Ketika Muhammadiyah dan Menteri Agama Bersebrangan Mengenai Aturan Kampanye
RIAU24.COM - Menteri Agama (Menag) Yaqut Cholil Qoumas akan menerbitkan aturan yang membatasi kampanye politik elektoral di lingkungan pendidikan keagamaan. Antara lain di pondok pesantren, madrasah, dan perguruan tinggi.
Menanggapi hal itu, Muhammadiyah menilai aturan kampanye menjadi wewenang dari KPU.
"Yang berhak mengatur itu kan aturan KPU, lalu yang awasi Bawaslu. Nah sekarang di aturan itu boleh apa nggak, kan gitu aja," kata Sekretaris Umum PP Muhammadiyah Abdul Mu'ti dilansir dari news.detik.com, Rabu (11/10).
Abdul Mu'ti mengatakan pihaknya juga memiliki aturan tersendiri terkait kampanye di lembaga pendidikan yang berada di bawah naungan Muhammadiyah. Dia mengaku kampanye politik diizinkan digelar di kampus-kampus Muhammadiyah.
"Di kampus karena masyarakat lebih dewasa dan kemudian juga jumlahnya nggak terlalu masif bisa aja di kampus-kampus tertentu di Muhammadiyah kita akan memberikan kesempatan pada parpol atau capres," katanya.
Menurut Abdul Mu'ti, lembaga pendidikan kampus Muhammadiyah tidak tertutup pada kegiatan kampanye partai politik atau capres dan cawapres pada pemilu mendatang. Namun, ia menekankan konsep kampanye tersebut ke arah uji publik.
"Kita buka tapi dengan format yang sesuai dengan kampus. Misalnya uji publik di kampus soal program yang mereka tawarkan, lalu visibilitas dari mereka yang berminat jadi caleg. Itu belum kita buat aturannya secara resmi," jelas Abdul.
Aturan berbeda diterapkan pada sekolah di bawah naungan Muhammadiyah. Abdul mengatakan pihaknya telah melarang adanya kegiatan kampanye politik di sekolah-sekolah Muhammadiyah saat kampanye pemilu 2024 dimulai.
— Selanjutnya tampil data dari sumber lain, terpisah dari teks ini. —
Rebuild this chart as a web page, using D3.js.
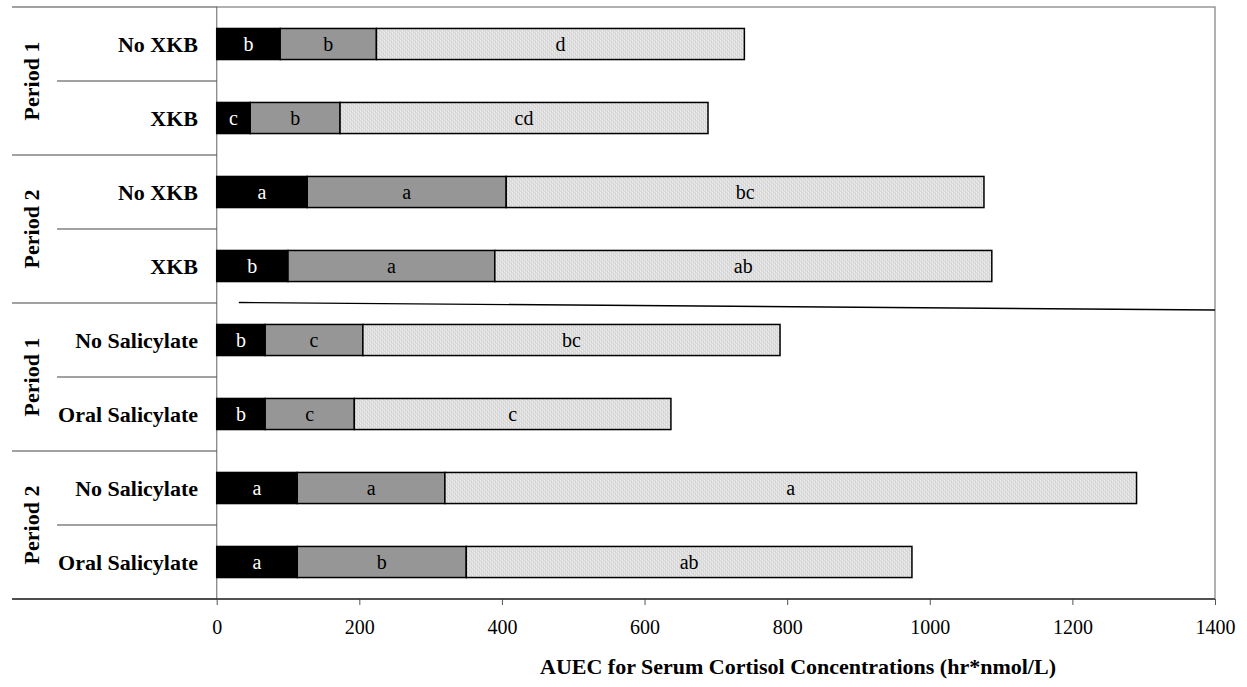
<!DOCTYPE html>
<html>
<head>
<meta charset="utf-8">
<script src="https://cdn.jsdelivr.net/npm/d3@7"></script>
<style>
  html, body { margin: 0; padding: 0; background: #fff; }
  #chart { width: 1247px; height: 687px; }
</style>
</head>
<body>
<div id="chart"></div>
<script>
// data
const groups = ["Period 1", "Period 2", "Period 1", "Period 2"]
const categories = ["No XKB", "XKB", "No XKB", "XKB", "No Salicylate", "Oral Salicylate", "No Salicylate", "Oral Salicylate"]
const seg1 = [89, 47, 127, 100, 68, 68, 113, 113]
const seg2 = [135, 126, 279, 290, 137, 125, 207, 237]
const seg3 = [516, 516, 670, 697, 585, 444, 970, 625]
const letters1 = ["b", "c", "a", "b", "b", "b", "a", "a"]
const letters2 = ["b", "b", "a", "a", "c", "c", "a", "b"]
const letters3 = ["d", "cd", "bc", "ab", "bc", "c", "a", "ab"]
const xTicks = [0, 200, 400, 600, 800, 1000, 1200, 1400]
const xTitle = "AUEC for Serum Cortisol Concentrations (hr*nmol/L)"

const W = 1247, H = 687
const plot = {left: 216.7, right: 1215, top: 7, bottom: 599}
const FONT = "'Liberation Serif', 'Times New Roman', 'DejaVu Serif', serif"

const svg = d3.select("#chart").append("svg")
  .attr("width", W).attr("height", H)
  .attr("font-family", FONT)

// 纹理填充
const defs = svg.append("defs")
const pat = defs.append("pattern").attr("id", "hatch")
  .attr("patternUnits", "userSpaceOnUse").attr("width", 4).attr("height", 4)
pat.append("rect").attr("width", 4).attr("height", 4).attr("fill", "#dedede")
pat.append("rect").attr("x", 0).attr("y", 0).attr("width", 1).attr("height", 1).attr("fill", "#f5f5f5")
pat.append("rect").attr("x", 2).attr("y", 2).attr("width", 1).attr("height", 1).attr("fill", "#f5f5f5")
pat.append("rect").attr("x", 1).attr("y", 3).attr("width", 1).attr("height", 1).attr("fill", "#cacaca")
pat.append("rect").attr("x", 3).attr("y", 1).attr("width", 1).attr("height", 1).attr("fill", "#cacaca")

const rows = categories.map((c, i) => ({
  i, cat: c,
  segs: [
    {x0: 0, x1: seg1[i], fill: "#000", color: "#fff", label: letters1[i]},
    {x0: seg1[i], x1: seg1[i] + seg2[i], fill: "#969696", color: "#000", label: letters2[i]},
    {x0: seg1[i] + seg2[i], x1: seg1[i] + seg2[i] + seg3[i], fill: "url(#hatch)", color: "#000", label: letters3[i]}
  ]
}))

const x = d3.scaleLinear().domain([0, 1400]).range([plot.left, plot.right])
const y = d3.scaleBand().domain(d3.range(categories.length))
  .range([plot.top, plot.bottom]).paddingInner(0.58).paddingOuter(0.29)
const step = y.step()

// plot border
svg.append("rect")
  .attr("x", plot.left).attr("y", plot.top)
  .attr("width", plot.right - plot.left).attr("height", plot.bottom - plot.top)
  .attr("fill", "none").attr("stroke", "#888").attr("stroke-width", 1.3)

// 左侧分隔线
const labelLeft = 12, innerLeft = 57
d3.range(categories.length + 1).forEach(k => {
  const yy = plot.top + k * step
  svg.append("line")
    .attr("x1", k % 2 === 0 ? labelLeft : innerLeft).attr("x2", plot.left)
    .attr("y1", yy).attr("y2", yy)
    .attr("stroke", "#444").attr("stroke-width", 1.2)
})

// bars
const rowG = svg.append("g").selectAll("g").data(rows).enter().append("g")
  .attr("transform", d => `translate(0,${y(d.i)})`)

rowG.selectAll("rect").data(d => d.segs).enter().append("rect")
  .attr("x", d => x(d.x0)).attr("y", 0)
  .attr("width", d => x(d.x1) - x(d.x0)).attr("height", y.bandwidth())
  .attr("fill", d => d.fill).attr("stroke", "#000").attr("stroke-width", 1.5)

rowG.selectAll("text").data(d => d.segs).enter().append("text")
  .attr("x", d => (x(d.x0) + x(d.x1)) / 2).attr("y", y.bandwidth() / 2)
  .attr("dy", "0.33em").attr("text-anchor", "middle")
  .attr("font-size", 20).attr("fill", d => d.color)
  .text(d => d.label)

// category labels
svg.append("g").selectAll("text").data(rows).enter().append("text")
  .attr("x", 198).attr("y", d => y(d.i) + y.bandwidth() / 2)
  .attr("dy", "0.35em").attr("text-anchor", "end")
  .attr("font-size", 22).attr("font-weight", "bold")
  .text(d => d.cat)

// period labels
svg.append("g").selectAll("text").data(groups).enter().append("text")
  .attr("transform", (d, k) => `translate(39,${plot.top + (2 * k + 1) * step}) rotate(-90)`)
  .attr("text-anchor", "middle")
  .attr("font-size", 22).attr("font-weight", "bold")
  .text(d => d)

// 分组斜线
const ySplit = plot.top + 4 * step
svg.append("line")
  .attr("x1", x(31)).attr("y1", ySplit - 0.5)
  .attr("x2", x(1400)).attr("y2", ySplit + 7)
  .attr("stroke", "#000").attr("stroke-width", 1.4)

// x axis
const axis = svg.append("g").attr("transform", `translate(0,${plot.bottom})`)
  .call(d3.axisBottom(x).tickValues(xTicks).tickSize(6).tickPadding(15).tickFormat(d3.format("d")))
axis.select(".domain").remove()
axis.selectAll("line").attr("stroke", "#555")
axis.selectAll("text").attr("font-size", 20).attr("fill", "#000")
  .attr("font-family", FONT)

svg.append("line")
  .attr("x1", labelLeft).attr("x2", plot.right)
  .attr("y1", plot.bottom).attr("y2", plot.bottom)
  .attr("stroke", "#333").attr("stroke-width", 1.3)

svg.append("text")
  .attr("x", 798).attr("y", 674)
  .attr("text-anchor", "middle").attr("font-size", 22).attr("font-weight", "bold")
  .text(xTitle)
</script>
</body>
</html>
"Untuk sekolah Muhammadiyah tidak buka pintu untuk kampanye di sekolah. Karena ya selain sebagian mereka belum punya hak pilih, juga jumlahnya besar. Sekolah Muhammadyah ribuan jadi kami tentu harus berhati-hati untuk jaga agar situasi pembelajaran tak terganggu oleh kampannye parpol," ujar Abdul Mu'ti.